Wednesday, November 7, 2012

China Adventure: The Jade Buddha Temple

Next on our tour was the Jade Buddha Temple. Shanghai has grown around this temple, which is so amazing. We drove down a really crowded street, hopped out of the van on that same busy street and then suddenly stepped over the threshold in to this beautiful temple. Such a contrast.

The entrance wall. I love the contrast of the skyscrapers in the hazy distance.

These two were right over the entrance door.

 There were a number of different temples that made up the whole complex. In this one in which the directional kings are depicted. There are four (North, South, East and West) and each represents a part of our character.

A view of the inner courtyard.

This is one of the worshipers.  They have prayer sticks, which they light using the fire you see above or the lotus candle you see below. The sticks smoke a lot and the worshiper holds them in front and then prays to each of the four directions.

 Inside another of the temples (the largest one). There were 3 resting buddhas in this temple representing the past, present and future.

Above is a female Buddha. The wall behind her (see photo below) is an incredibly elaborate carving of the 99 teachers. Buddhist monks are required to learn 99 skills that are taught to them by 99 different teachers.

These kings are positioned along both side walls of this template and represent all the different virtues or needs of the worshipers (e.g. wealth, health, long life, patience ...) The worshiper can choose which to pray to depending on what they are asking for that particular day.

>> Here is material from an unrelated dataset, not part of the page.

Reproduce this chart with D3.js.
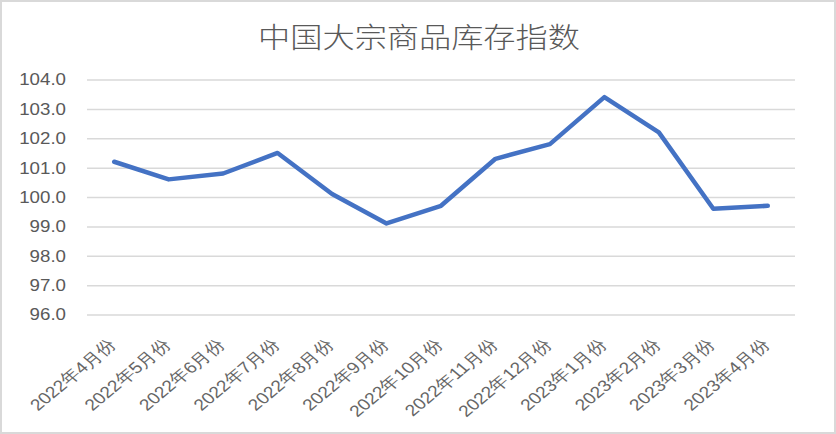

Another temple, the area to the left housed the jade buddha for which the temple is named. It was beautiful white jade and really intricately carved. Unfortunately, we weren't allowed to take photos.

This is reclining buddha, which is to remind us not to take ourselves too seriously and take time to enjoy life and relax. Sounds good to me!

Our guide didn't specifically describe this area, but it was one of my favorite of the temple. Really quiet and peaceful. The pictures on the walls are carved stone.